Beberapa kekuatan dunia, yang masih mengakui perjanjian nuklir dengan Iran menyatakan ‘keprihatinan yang serius’ terkait pelanggaran pakta itu oleh Iran, dalam pertemuan di Wina, sementara mengakui hampir habis waktunya guna menemukan cara untuk menyelamatkannya.
Duta Besar China untuk PBB di Wina, Wang Qun mengemukakan kepada wartawan setelah berbicara di Wina bersama pihak-pihak terkait dalam kesepakatan itu, termasuk Iran, bahwa mereka ‘berpacu dengan waktu dalam mencari solusi spesifik untuk mempertahankan’ perjanjian bersejarah tahun 2015 tersebut.

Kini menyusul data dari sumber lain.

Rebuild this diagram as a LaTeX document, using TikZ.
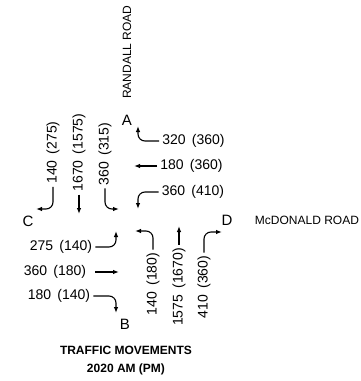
\documentclass[tikz,border=0pt]{standalone}
\usepackage{fontspec}
\setmainfont{Liberation Sans}
\usetikzlibrary{arrows.meta}
\tikzset{
  vol/.style={font=\fontsize{14}{14}\selectfont, inner sep=3pt},
  volv/.style={vol, rotate=90},
  letra/.style={font=\fontsize{15}{15}\selectfont, inner sep=1pt},
  calle/.style={font=\fontsize{12}{12}\selectfont, inner sep=1pt},
  mov/.style={-{Latex[length=6pt,width=4.5pt]}, line width=1.1pt, rounded corners=7pt},
  titulo/.style={font=\bfseries\fontsize{12}{18}\selectfont, align=center},
}

\begin{document}
\begin{tikzpicture}[x=1pt, y=-1pt]
  \useasboundingbox (0,0) rectangle (360,381);
  % calles y accesos
  \node[calle, rotate=90] (randall) at (127,52) {RANDALL ROAD};
  \node[calle] (mcdonald) at (307,220) {McDONALD ROAD};
  \node[letra] (A) at (127,120) {A};
  \node[letra] (B) at (125,324) {B};
  \node[letra] (C) at (28,221) {C};
  \node[letra] (D) at (227,220) {D};
  % volumenes
  \node[vol] (wr) at (193.5,141) {320\,\ (360)};
  \node[vol] (wt) at (191.5,166) {180\,\ (360)};
  \node[vol] (wl) at (193,192) {360\,\ (410)};
  \node[volv] (sr) at (53,152.5) {140\,\ (275)};
  \node[volv] (st) at (79,152.5) {1670\,\ (1575)};
  \node[volv] (sl) at (105,154) {360\,\ (315)};
  \node[vol] (el) at (61,247) {275\,\ (140)};
  \node[vol] (et) at (55,272) {360\,\ (180)};
  \node[vol] (er) at (59,296) {180\,\ (140)};
  \node[volv] (nl) at (153,284) {140\,\ (180)};
  \node[volv] (nt) at (179,287) {1575\,\ (1670)};
  \node[volv] (nr) at (204,287) {410\,\ (360)};
  % puntas de flecha
  \coordinate (twr) at (138,126);
  \coordinate (twt) at (134,166);
  \coordinate (twl) at (138,209);
  \coordinate (tsr) at (36,209);
  \coordinate (tst) at (79,214);
  \coordinate (tsl) at (119,209);
  \coordinate (tel) at (116,231);
  \coordinate (tet) at (119,272);
  \coordinate (ter) at (116,313);
  \coordinate (tnl) at (135,231);
  \coordinate (tnt) at (179,226);
  \coordinate (tnr) at (222,232);
  \draw[mov] (wr.west) -| (twr);
  \draw[mov] (wt.west) -- (twt);
  \draw[mov] (wl.west) -| (twl);
  \draw[mov] (sr.west) |- (tsr);
  \draw[mov] (st.west) -- (tst);
  \draw[mov] (sl.west) |- (tsl);
  \draw[mov] (el.east) -| (tel);
  \draw[mov, shorten <=6pt] (et.east) -- (tet);
  \draw[mov] (er.east) -| (ter);
  \draw[mov] (nl.east) |- (tnl);
  \draw[mov] (nt.east) -- (tnt);
  \draw[mov] (nr.east) |- (tnr);
  \node[titulo] (tit) at (126,361) {TRAFFIC MOVEMENTS\\2020 AM (PM)};
\end{tikzpicture}
\end{document}
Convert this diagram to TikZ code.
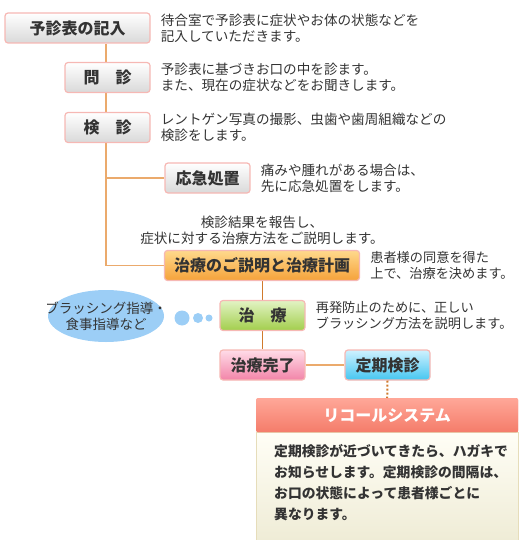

Rencana Aksi Bersama Komprehensif (Joint Comprehensive Plan of Action), sebagaimana kesepakatan itu dikenal, menjanjikan sejumlah insentif ekonomi bagi Iran sebagai imbalan atas pembatasan program nuklirnya. Perjanjian itu bertujuan untuk mencegah Iran mengembangkan bom – suatu hal yang dengan tegas dibantah oleh para pemimpin negara tersebut.
Sejak keputusan Presiden Donald Trump secara sepihak menarik AS keluar dari kesepakatan itu tahun 2018 sekaligus penerapan kembali sejumlah sanksi Amerika perekonomian Iran telah menderita. Teheran secara bertahap melanggar beberapa larangan dalam kesepakatan itu untuk menekan pihak-pihak yang masih berada dalam perjanjian tersebut termasuk China, Rusia, Jerman, Perancis dan Inggris - untuk memberikan insentif baru guna mengimbangi sanksi-sanksi yang dikenakan Amerika.
Sebagai tanggapan, Januari 2020 lalu negara-negara Eropa menjalankan sebuah mekanisme penyelesaian sengketa, untuk menyelesaikan masalah terkait kesepakatan itu atau menyerahkannya kepada Dewan Keamanan PBB.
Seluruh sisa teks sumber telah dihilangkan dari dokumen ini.